What I won’t be doing, the Gazette can exclusively reveal, is buying a stake in listed law firms. Actually I can’t anyway, for ethical reasons, as a journalist who writes about this stuff. But bear with me.

‘Volatile’ hardly covers this micro-sector of the London Stock Exchange. My back-of-the-envelope calculation shows that the share price of the quoted sextet has slumped by more than half, on average, in the last 12 months. That’s far more than any share index you’d care to mention.

This week has been yet another turbulent one. One listed firm, Rosenblatt, sacked its CEO while another, Ince, delayed its financial results yet again.
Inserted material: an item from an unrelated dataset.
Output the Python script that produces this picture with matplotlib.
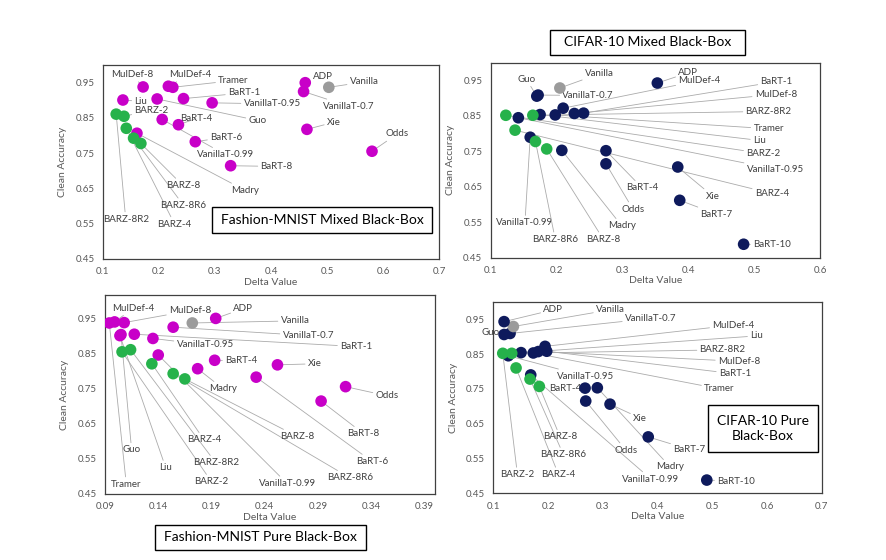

So is a stockmarket listing looking like a dead letter for legal practices?

Not so fast. The ‘LexIndex’ – if I can call it that – is very small. Surely too small to allow for generalisation.

Gateley, which went to market first, is motoring along nicely for example. ‘No fireworks, but Gateley has consistently performed,’ is the verdict of Tony Williams, principal of legal consultancy Jomati and a former managing partner at Clifford Chance.

Keystone has done passably well, but Williams notes that it has a very different business model from a traditional law firm and it would be unwise to infer too much. Knights, meanwhile, has bounced back a bit from the mauling it received from investors in the wake of a 2022 profit warning.

Jeff Zindani, a legal sector M&A broker, and Williams both told me they do not expect any legal IPOs in the near future, with the market subdued. But arguments for going public – to cash out, or raise money to diversify, perhaps – are not going away.

‘There’s a pause in the market,’ Zindani observes. No more than that.